Even the audiences can be interesting at Sundance - with such a high percentage of filmmakers kicking around town. At Good Dick I found myself sitting next to Australian actress Janet Chiarabaglio, who starred in the short film Songbird at last year's Sundance. Turns out she has a good line in accents, including American and south London, and she certainly seemed to enjoy the movie. Sitting on the other side of me was a producer, who is in town to try to "create some buzz" about Andy Garcia flick La Linea - we'll be looking out for it.

Good Dick has a lot of heart, with its tale of an unlikely romance between a girl with emotional problems and a video store clerk both touching and funny. Ritter and Palka spark off one another well and this should have an appeal to arthouse romantics, at the very least.

After the film Palka and her entourage, including the producers, DP and Jason Ritter, took part in a lively Q&A. When asked why neither the boy or girl have names, she said: "I wanted the characters to be as anonymous as possible. I wanted them to be people who just passed in the street. It is a respect to them not to give them names - it keeps them private."

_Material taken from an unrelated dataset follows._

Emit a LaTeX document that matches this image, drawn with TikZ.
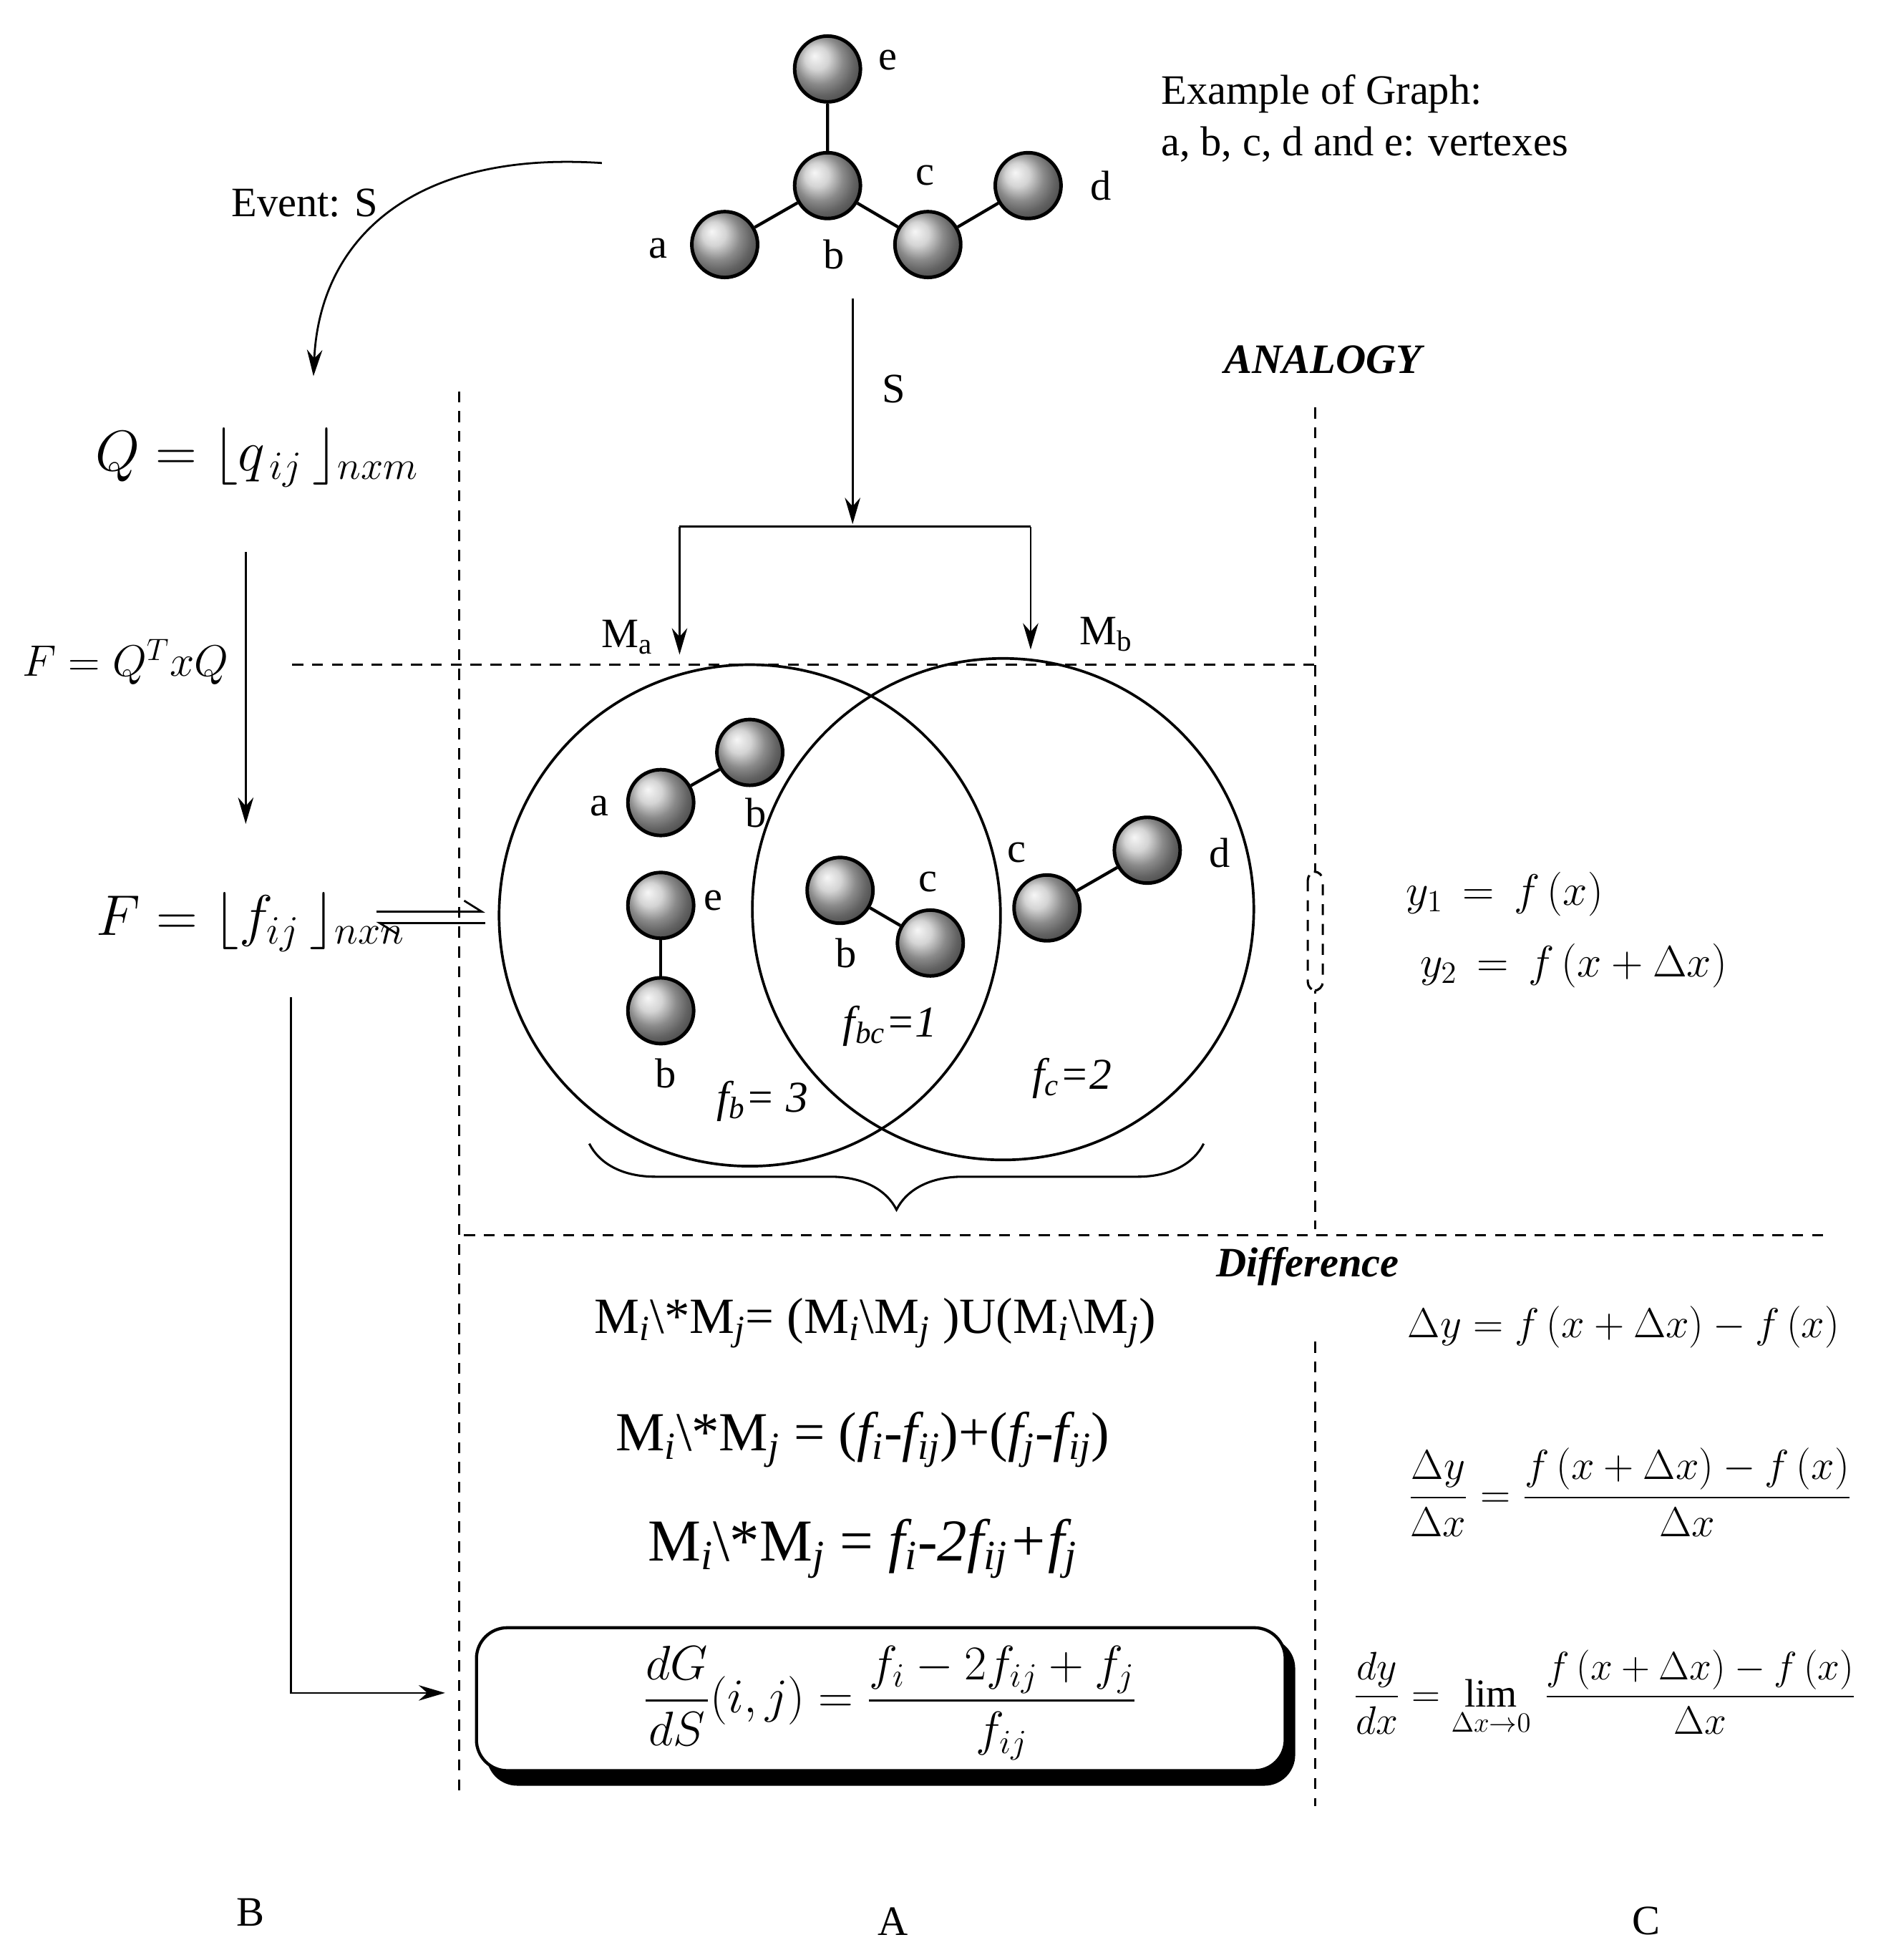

She reveals that the inspiration for the film came from the video store used in the shoot. "I frequent that video shop," she said, "I was in there one day and I thought it was an interesting idea. I wanted to explore how to live a healthy life having had an abusive childhood."

When asked about the unconditional love offered by his character, Jason Ritter said: "you are meeting him in the second part of his life and he really messed up the first part. At one time he was a lost person and his friends and family pulled him out of that. He recognises in her that she is a lost person, too."

When asked if she was inspired by her own life to write the film, Palka said: "I would say yes and no. You write always about your own life and then the characters go off and become something totally removed from who you are. My interpretation of love is that you grow a lot by loving someone."

You can't beat that for a sentiment. Palka seems a very thoughtful filmmaker and I'm looking forward to speaking to her later in the week.